New Cultural Mapping Tool Gives Voice to Those Unheard

By Barbara Balfour

Most newcomers to Canada are healthier than the average Canadian, but lose their immigrant advantage after 10 years. Researcher Dr. Suzanne Goopy, PhD, argues that part of the reason for this may be attributed to newcomers’ isolation and difficulty finding work in their areas of expertise — often linked to “a lack of Canadian experience.” Newcomer health outcomes are also affected by city planning that favours the car over the pedestrian: limited access to reliable public transit, clear walking paths, places to sit when out walking and suitable bus shelters in many areas.

To better illustrate the human implications of city- planning policies and how they can be improved, the visual anthropologist, registered nurse and associate professor in the Faculty of Nursing designed an interactive cultural mapping tool. By further exploring the immigrant experience, Goopy, herself originally from Australia, gives a voice to those most often overlooked, while providing a blueprint for what a healthier, sustainable city should look like.

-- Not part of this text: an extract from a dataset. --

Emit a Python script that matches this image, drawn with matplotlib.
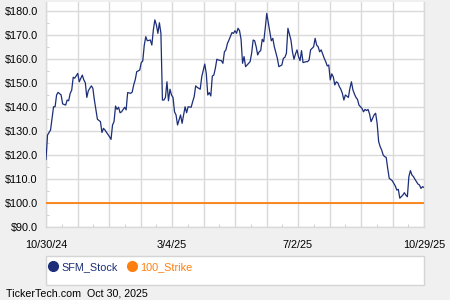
import matplotlib
matplotlib.use("Agg")
import matplotlib.pyplot as plt
from matplotlib.lines import Line2D
from matplotlib.patches import Rectangle
import numpy as np

plt.rcParams["font.family"] = ["Liberation Sans", "DejaVu Sans"]

# trading-day index (0 = 10/30/24, 250 = 10/29/25) and closing price
days = [0, 1, 3, 4, 5, 6, 7, 8, 10, 11, 13, 14, 15, 16, 17, 18, 19, 21, 22, 24,
        25, 26, 27, 28, 30, 31, 32, 33, 34, 36, 37, 38, 39, 42, 43, 44, 45, 46, 47, 48,
        49, 50, 52, 53, 54, 56, 57, 58, 59, 60, 62, 63, 64, 65, 66, 67, 69, 70, 71, 72,
        73, 74, 75, 76, 77, 78, 79, 80, 81, 82, 83, 84, 85, 86, 87, 89, 90, 91, 92, 93,
        94, 96, 97, 98, 99, 100, 102, 103, 105, 106, 107, 108, 109, 110, 111, 112, 113, 114, 116, 117,
        118, 119, 120, 121, 123, 124, 125, 126, 127, 128, 129, 130, 131, 132, 133, 135, 136, 137, 138, 139,
        140, 141, 142, 143, 144, 145, 146, 147, 148, 149, 150, 151, 153, 154, 156, 157, 158, 159, 160, 162,
        163, 164, 165, 166, 167, 168, 169, 170, 172, 173, 174, 175, 177, 178, 179, 180, 181, 182, 184, 185,
        186, 187, 188, 189, 190, 191, 192, 193, 194, 195, 196, 197, 198, 200, 201, 202, 203, 204, 205, 206,
        207, 209, 210, 211, 212, 213, 214, 215, 217, 218, 219, 220, 221, 222, 223, 224, 225, 226, 227, 229,
        230, 231, 232, 233, 234, 236, 237, 238, 239, 240, 241, 242, 243, 244, 245, 246, 247, 248, 249, 250]
price = [118.2, 128.3, 130.4, 135.3, 140.1, 140.1, 145.0, 146.1, 145.0, 141.3, 140.8, 142.9, 142.6, 145.7, 147.0, 152.4, 152.0, 154.0, 150.5, 153.3,
         151.3, 150.1, 144.0, 146.8, 148.8, 147.8, 142.9, 138.8, 134.9, 133.9, 129.4, 131.1, 130.4, 127.6, 126.5, 132.5, 133.9, 140.4, 139.0, 139.9,
         137.6, 138.0, 139.9, 138.8, 146.0, 145.7, 146.2, 149.2, 151.3, 154.7, 155.4, 158.5, 159.2, 165.8, 169.3, 167.6, 167.9, 165.8, 172.1, 176.3,
         174.2, 170.7, 175.1, 170.7, 142.9, 142.9, 144.0, 150.5, 142.6, 147.4, 145.0, 144.0, 138.0, 136.7, 132.5, 136.7, 133.2, 136.7, 140.1, 137.6,
         140.1, 139.9, 142.2, 144.3, 148.8, 148.2, 147.4, 152.6, 157.9, 154.0, 145.0, 146.0, 144.6, 152.9, 153.3, 156.1, 159.9, 159.6, 159.3, 158.2,
         163.0, 163.8, 166.5, 167.9, 171.0, 170.7, 171.8, 170.7, 172.8, 171.8, 168.2, 158.2, 161.0, 156.8, 157.5, 158.9, 162.4, 167.9, 167.6, 165.1,
         161.7, 163.0, 163.5, 168.2, 167.2, 172.8, 179.0, 175.1, 171.4, 167.6, 168.6, 165.1, 160.3, 156.8, 157.5, 160.3, 160.7, 162.4, 172.8, 167.9,
         163.0, 159.9, 162.1, 163.8, 161.0, 159.3, 163.5, 158.5, 158.9, 158.9, 159.6, 163.8, 165.1, 168.6, 165.8, 165.1, 163.0, 163.8, 160.3, 158.9,
         157.1, 157.5, 151.3, 153.8, 152.6, 149.2, 150.5, 150.1, 148.5, 147.4, 145.7, 142.9, 145.0, 144.0, 147.8, 150.5, 147.1, 145.4, 144.0, 143.2,
         140.8, 139.4, 138.0, 139.0, 138.5, 139.0, 137.1, 133.9, 136.7, 137.4, 133.2, 125.6, 123.5, 122.1, 120.0, 119.3, 119.0, 114.4, 110.3, 109.3,
         108.2, 107.1, 105.4, 105.7, 102.0, 103.3, 104.3, 103.3, 102.6, 111.0, 113.5, 111.7, 111.0, 109.9, 108.9, 107.9, 107.5, 106.1, 106.8, 106.5]
strike = 100.0
n_days = 250
date_labels = ["10/30/24", "3/4/25", "7/2/25", "10/29/25"]

navy = "#1c2e78"
orange = "#ff7f0e"
grid_c = "#d9d9d9"

fig = plt.figure(figsize=(4.5, 3), dpi=100, facecolor="#f0f0f0")
ax = fig.add_axes([46 / 450, 1 - 227 / 300, 378 / 450, 225 / 300])
ax.set_facecolor("white")

ax.plot(days, price, color=navy, lw=0.9, zorder=3)
ax.axhline(strike, color=orange, lw=1.3, zorder=3)

ax.set_xlim(0, n_days)
ax.set_ylim(90, 183.75)

ax.set_xticks(np.linspace(0, n_days, 13))
ax.set_xticks(np.linspace(0, n_days, 25), minor=True)
ax.set_xticklabels([date_labels[i // 4] if i % 4 == 0 else "" for i in range(13)])
ax.set_yticks(np.arange(90, 181, 10))
ax.set_yticks(np.arange(95, 181, 10), minor=True)
ax.set_yticklabels(["$%.1f" % v for v in np.arange(90, 181, 10)])

ax.grid(True, which="major", color=grid_c, lw=1.0, zorder=0)
ax.tick_params(which="major", length=0, labelsize=7.8, colors="black")
ax.tick_params(axis="y", which="major", pad=6)
ax.tick_params(axis="x", which="major", pad=9)
ax.tick_params(which="minor", direction="in", length=2.5, color="#c8c8c8")
ax.spines["top"].set_visible(False)
for s in ["left", "bottom", "right"]:
    ax.spines[s].set_color(grid_c)
    ax.spines[s].set_linewidth(1.0)

# legend box
fig.patches.append(Rectangle((46 / 450, 1 - 285 / 300), 378 / 450, 29 / 300,
                             transform=fig.transFigure, facecolor="white",
                             edgecolor="#d4d4d4", lw=1.0))
handles = [Line2D([], [], ls="none", marker="o", ms=7, color=navy),
           Line2D([], [], ls="none", marker="o", ms=7, color=orange)]
leg = fig.legend(handles, ["SFM_Stock", "100_Strike"], loc="center left",
                 bbox_to_anchor=(50 / 450, 1 - 267 / 300), ncol=2, frameon=False,
                 fontsize=7.8, handlelength=0.6, handletextpad=0.45,
                 columnspacing=1.0, borderpad=0, borderaxespad=0)
for t, c in zip(leg.get_texts(), [navy, orange]):
    t.set_color(c)

fig.text(6 / 450, 1 - 294 / 300, "TickerTech.com  Oct 30, 2025",
         fontsize=7.7, va="center", ha="left")

fig.savefig("out.png", dpi=100, facecolor=fig.get_facecolor())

What is Emphatic Cultural Mapping (ECM) and what does it do?

ECM is a tool we designed that visually presents research findings from sources like Statistics Canada and the Calgary Police Service alongside the real-life stories of individuals who settled into Calgary. It gives you a much broader sense of where people are located and what is possible to achieve based on where they live. For instance, we have families in the far northeast who become quite isolated because it’s such a journey to get to the resources they need. They might have to give up shift work because bus routes don’t run late enough in their areas.

What are the missing gaps in the city-planning process?

We don’t tend to hear from the hard-to-reach people who don’t have secure employment or housing. They face life pressures that make it impossible to attend activities like town halls or fill out online surveys about bus routes. Not everyone can afford the data download required to do a survey, or even understand it well enough to be able to complete it. There are certain assumptions being made that, albeit unintentionally, exclude certain groups and individuals.

What role can cities play in keeping populations healthy?

The more we create a sedentary society, the more we will have long-term issues, so we need to create better walkability and more low-cost public transit options. And, if you want a city to be walkable, it also has to be sit-table, whether you’re an older person or a young man with kids.

There are lots of malls where people go to walk, but we need to fill them with more of what we need, day-to-day, like greengrocers and butchers, rather than just the things we desire commercially.

What are you working on now?

We’re examining the emotional health and wellness of newcomers in four cities across three provinces: Calgary, Edmonton, Saskatoon and Winnipeg. This is part of a big project we’re conducting with the Calgary Immigrant Educational Society (CIES), thanks to funding we received from Immigration, Refugees and Citizenship Canada (IRCC).

Over the next two years, we’ll be using surveys, interviews and focus groups to drill down into harder-to-reach populations and find out what they need to integrate well into the community.

We’re also exploring creative ways we can work with cities, NGOs and newcomers to introduce tools they’re not currently using, to bring relationships that don’t normally exist into being, and to start a new discussion around what is needed for success in these areas.